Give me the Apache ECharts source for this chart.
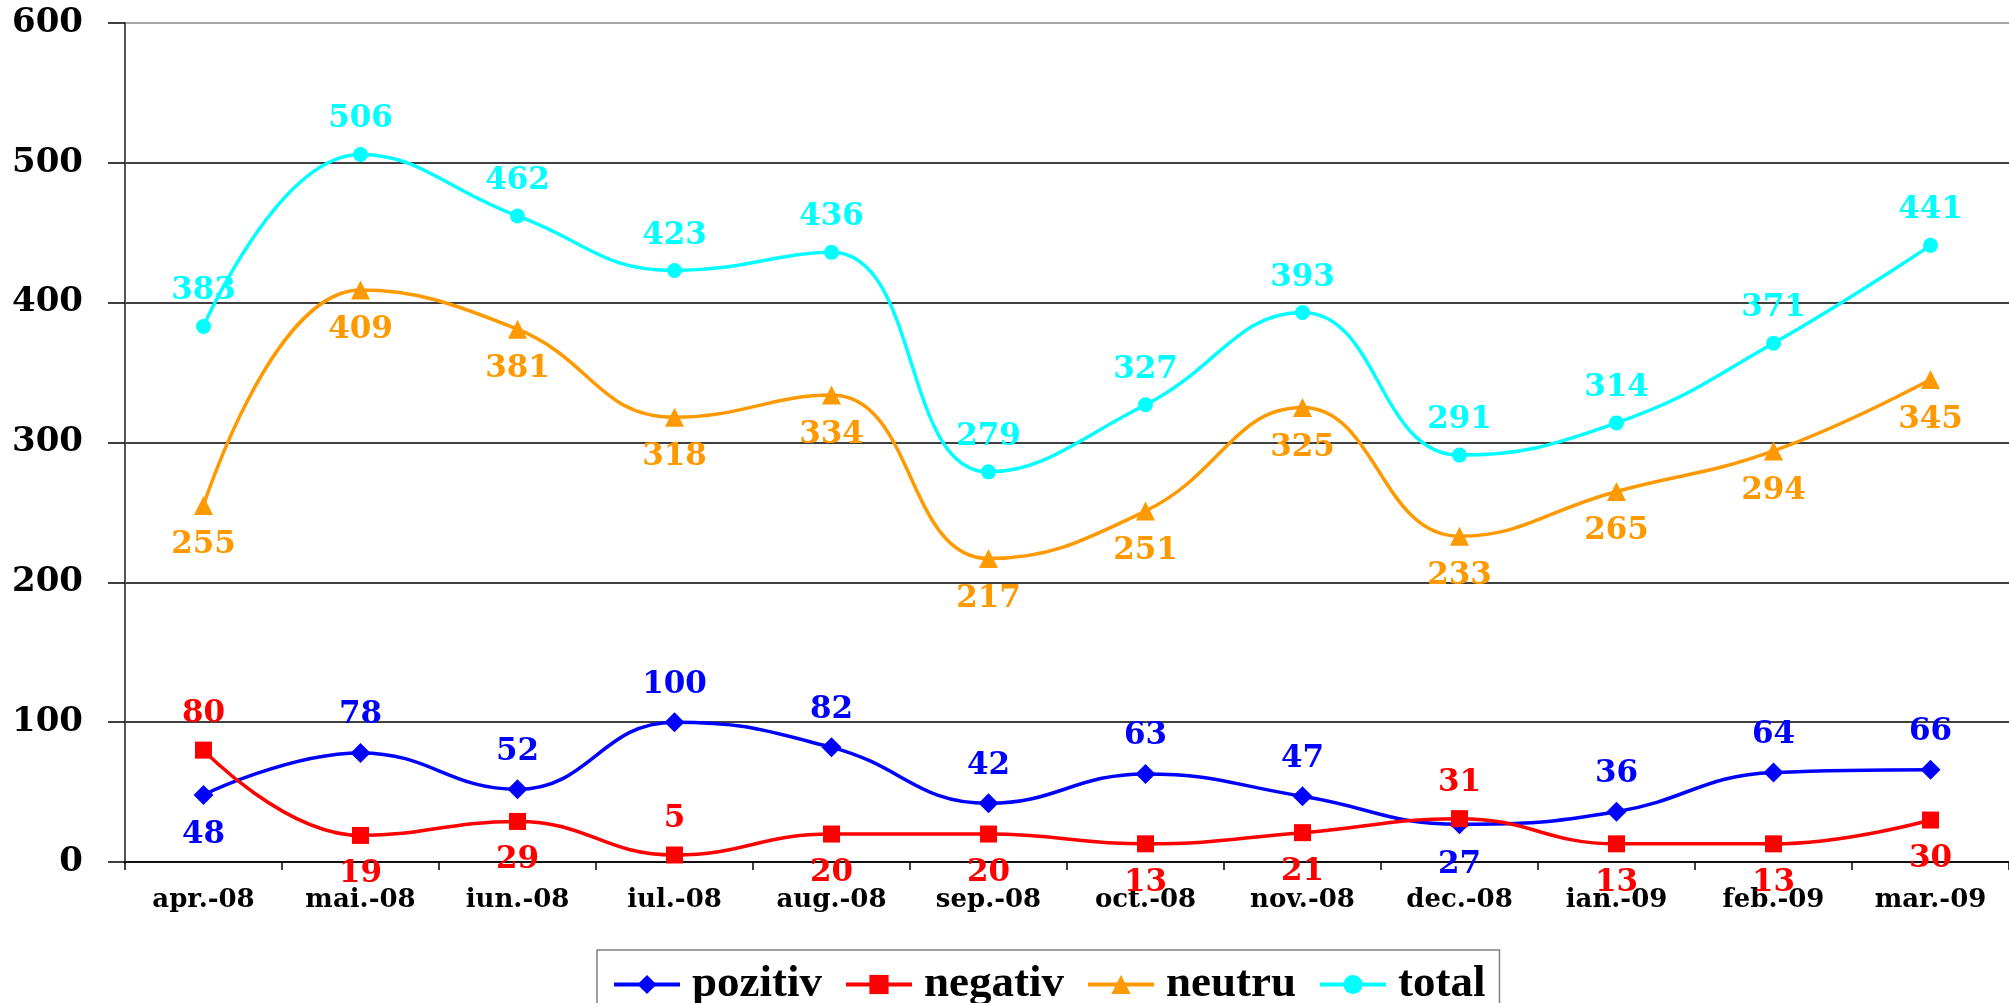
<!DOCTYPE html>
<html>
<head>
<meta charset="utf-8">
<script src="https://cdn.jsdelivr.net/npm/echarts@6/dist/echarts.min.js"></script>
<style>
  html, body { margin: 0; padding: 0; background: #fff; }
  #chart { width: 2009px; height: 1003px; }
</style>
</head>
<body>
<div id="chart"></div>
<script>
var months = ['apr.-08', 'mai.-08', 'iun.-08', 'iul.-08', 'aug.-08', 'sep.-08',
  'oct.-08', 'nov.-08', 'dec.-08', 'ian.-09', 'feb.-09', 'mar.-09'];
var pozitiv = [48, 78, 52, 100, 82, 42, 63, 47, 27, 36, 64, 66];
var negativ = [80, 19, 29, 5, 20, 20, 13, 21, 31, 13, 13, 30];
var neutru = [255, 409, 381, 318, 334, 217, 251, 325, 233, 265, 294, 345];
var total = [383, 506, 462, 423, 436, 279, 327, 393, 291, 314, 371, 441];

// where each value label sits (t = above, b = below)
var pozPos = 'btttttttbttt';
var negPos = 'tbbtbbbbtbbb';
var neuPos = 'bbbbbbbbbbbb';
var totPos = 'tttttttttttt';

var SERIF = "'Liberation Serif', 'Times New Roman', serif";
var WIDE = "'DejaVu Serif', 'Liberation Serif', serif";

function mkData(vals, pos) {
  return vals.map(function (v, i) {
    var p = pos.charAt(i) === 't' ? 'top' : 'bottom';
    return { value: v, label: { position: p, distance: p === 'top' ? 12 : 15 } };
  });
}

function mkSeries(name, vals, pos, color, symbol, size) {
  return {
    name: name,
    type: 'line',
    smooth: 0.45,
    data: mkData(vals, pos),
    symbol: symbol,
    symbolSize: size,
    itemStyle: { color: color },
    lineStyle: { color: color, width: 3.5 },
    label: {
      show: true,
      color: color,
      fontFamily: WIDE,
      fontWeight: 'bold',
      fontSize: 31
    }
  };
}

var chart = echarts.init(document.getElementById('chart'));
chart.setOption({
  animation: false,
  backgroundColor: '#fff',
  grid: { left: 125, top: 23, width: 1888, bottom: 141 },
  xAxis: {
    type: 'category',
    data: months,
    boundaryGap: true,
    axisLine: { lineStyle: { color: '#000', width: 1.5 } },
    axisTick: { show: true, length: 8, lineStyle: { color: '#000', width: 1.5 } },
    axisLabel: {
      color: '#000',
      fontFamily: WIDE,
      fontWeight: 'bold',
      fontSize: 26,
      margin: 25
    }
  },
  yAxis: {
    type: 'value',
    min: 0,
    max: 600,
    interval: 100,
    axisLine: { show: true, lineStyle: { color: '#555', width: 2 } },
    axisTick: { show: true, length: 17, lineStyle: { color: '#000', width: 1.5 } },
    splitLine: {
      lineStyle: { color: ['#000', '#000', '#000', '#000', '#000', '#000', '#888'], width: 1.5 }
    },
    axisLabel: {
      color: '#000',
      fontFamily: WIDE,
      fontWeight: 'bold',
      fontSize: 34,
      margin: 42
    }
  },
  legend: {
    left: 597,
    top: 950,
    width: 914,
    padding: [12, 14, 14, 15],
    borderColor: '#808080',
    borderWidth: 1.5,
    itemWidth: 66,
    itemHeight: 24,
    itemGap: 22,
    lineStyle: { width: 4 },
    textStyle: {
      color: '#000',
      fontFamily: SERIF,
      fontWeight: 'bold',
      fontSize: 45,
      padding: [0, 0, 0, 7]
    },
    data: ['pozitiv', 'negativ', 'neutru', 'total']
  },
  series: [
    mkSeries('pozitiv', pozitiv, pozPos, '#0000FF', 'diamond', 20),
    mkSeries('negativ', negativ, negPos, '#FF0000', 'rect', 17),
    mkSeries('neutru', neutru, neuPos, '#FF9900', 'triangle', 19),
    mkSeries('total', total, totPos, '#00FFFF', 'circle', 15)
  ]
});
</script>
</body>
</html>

============================================================

Aim.
All of the material above is to be copied exactly, except for its images.

Task output.
Give me the Apache ECharts source for this chart.
<!DOCTYPE html>
<html>
<head>
<meta charset="utf-8">
<script src="https://cdn.jsdelivr.net/npm/echarts@6/dist/echarts.min.js"></script>
<style>
  html, body { margin: 0; padding: 0; background: #fff; }
  #chart { width: 2009px; height: 1003px; }
</style>
</head>
<body>
<div id="chart"></div>
<script>
var months = ['apr.-08', 'mai.-08', 'iun.-08', 'iul.-08', 'aug.-08', 'sep.-08',
  'oct.-08', 'nov.-08', 'dec.-08', 'ian.-09', 'feb.-09', 'mar.-09'];
var pozitiv = [48, 78, 52, 100, 82, 42, 63, 47, 27, 36, 64, 66];
var negativ = [80, 19, 29, 5, 20, 20, 13, 21, 31, 13, 13, 30];
var neutru = [255, 409, 381, 318, 334, 217, 251, 325, 233, 265, 294, 345];
var total = [383, 506, 462, 423, 436, 279, 327, 393, 291, 314, 371, 441];

// where each value label sits (t = above, b = below)
var pozPos = 'btttttttbttt';
var negPos = 'tbbtbbbbtbbb';
var neuPos = 'bbbbbbbbbbbb';
var totPos = 'tttttttttttt';

var SERIF = "'Liberation Serif', 'Times New Roman', serif";
var WIDE = "'DejaVu Serif', 'Liberation Serif', serif";

function mkData(vals, pos) {
  return vals.map(function (v, i) {
    var p = pos.charAt(i) === 't' ? 'top' : 'bottom';
    return { value: v, label: { position: p, distance: p === 'top' ? 12 : 15 } };
  });
}

function mkSeries(name, vals, pos, color, symbol, size) {
  return {
    name: name,
    type: 'line',
    smooth: 0.45,
    data: mkData(vals, pos),
    symbol: symbol,
    symbolSize: size,
    itemStyle: { color: color },
    lineStyle: { color: color, width: 3.5 },
    label: {
      show: true,
      color: color,
      fontFamily: WIDE,
      fontWeight: 'bold',
      fontSize: 31
    }
  };
}

var chart = echarts.init(document.getElementById('chart'));
chart.setOption({
  animation: false,
  backgroundColor: '#fff',
  grid: { left: 125, top: 23, width: 1888, bottom: 141 },
  xAxis: {
    type: 'category',
    data: months,
    boundaryGap: true,
    axisLine: { lineStyle: { color: '#000', width: 1.5 } },
    axisTick: { show: true, length: 8, lineStyle: { color: '#000', width: 1.5 } },
    axisLabel: {
      color: '#000',
      fontFamily: WIDE,
      fontWeight: 'bold',
      fontSize: 26,
      margin: 25
    }
  },
  yAxis: {
    type: 'value',
    min: 0,
    max: 600,
    interval: 100,
    axisLine: { show: true, lineStyle: { color: '#555', width: 2 } },
    axisTick: { show: true, length: 17, lineStyle: { color: '#000', width: 1.5 } },
    splitLine: {
      lineStyle: { color: ['#000', '#000', '#000', '#000', '#000', '#000', '#888'], width: 1.5 }
    },
    axisLabel: {
      color: '#000',
      fontFamily: WIDE,
      fontWeight: 'bold',
      fontSize: 34,
      margin: 42
    }
  },
  legend: {
    left: 597,
    top: 950,
    width: 914,
    padding: [12, 14, 14, 15],
    borderColor: '#808080',
    borderWidth: 1.5,
    itemWidth: 66,
    itemHeight: 24,
    itemGap: 22,
    lineStyle: { width: 4 },
    textStyle: {
      color: '#000',
      fontFamily: SERIF,
      fontWeight: 'bold',
      fontSize: 45,
      padding: [0, 0, 0, 7]
    },
    data: ['pozitiv', 'negativ', 'neutru', 'total']
  },
  series: [
    mkSeries('pozitiv', pozitiv, pozPos, '#0000FF', 'diamond', 20),
    mkSeries('negativ', negativ, negPos, '#FF0000', 'rect', 17),
    mkSeries('neutru', neutru, neuPos, '#FF9900', 'triangle', 19),
    mkSeries('total', total, totPos, '#00FFFF', 'circle', 15)
  ]
});
</script>
</body>
</html>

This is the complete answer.